The coalition fears Maine will fail to meet a benchmark of having at least 65 percent of its drinking water wells tested for arsenic by 2020. To date, only 45 percent have been tested.

Arsenic contamination is a widespread problem in several areas across Maine, but especially in Kennebec County, where 29 percent of private wells tested by the state from 2005 to 2009 had higher concentrations of arsenic than the federal standard.

When Veronica Currier Boucher’s son Kyle was 7, he started bumping into walls and having behavioral problems at school. She found her well had arsenic.

Currier Boucher lives in Manchester, where a 2010 U.S. Geological Survey study found 62 percent of the wells have arsenic levels that exceed federal limits.

After aggressive intervention, she said, including treatment and bottled water, her son’s condition improved, and he’s now a Maine Maritime Academy junior.

“I’m worried still about him. What water is he drinking? What’s he doing?” she said.

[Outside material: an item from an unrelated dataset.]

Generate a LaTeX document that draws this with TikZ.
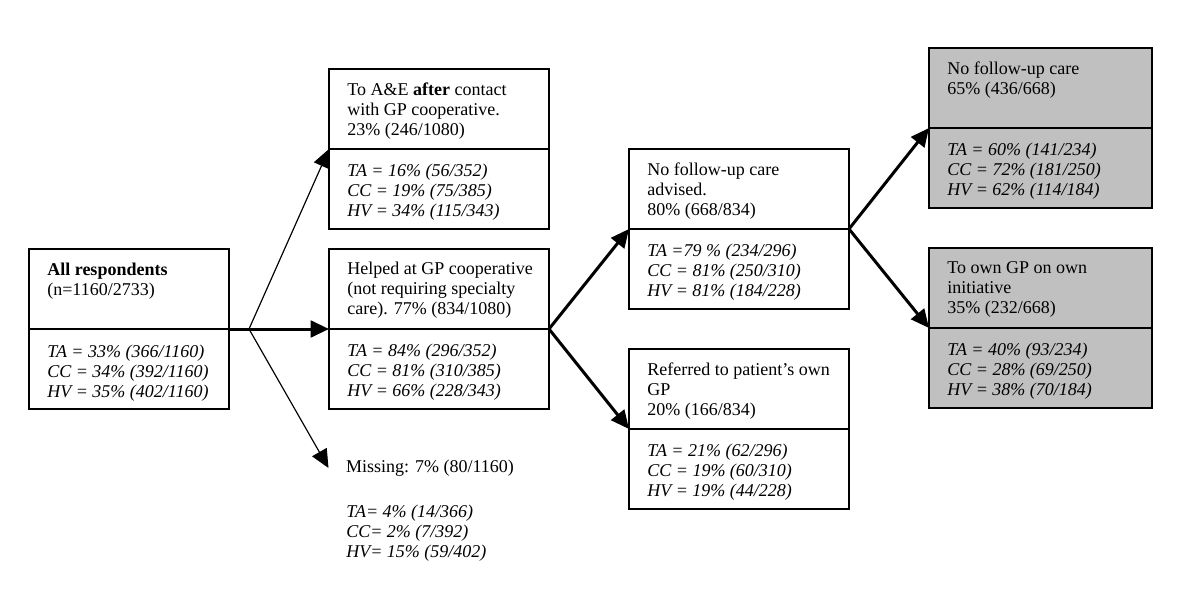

Craig Winter, who owns Advanced Quality Water Solutions, said sometimes homeowners are unaware they have a problem until they are required – by a real estate transaction, for instance – to test their well water.

“I get calls all the time,” Winter said. “In some cases, people have been drinking that water for 20 years.”

Tests tend to cost about $125. What those tests find will dictate the cost of treatment.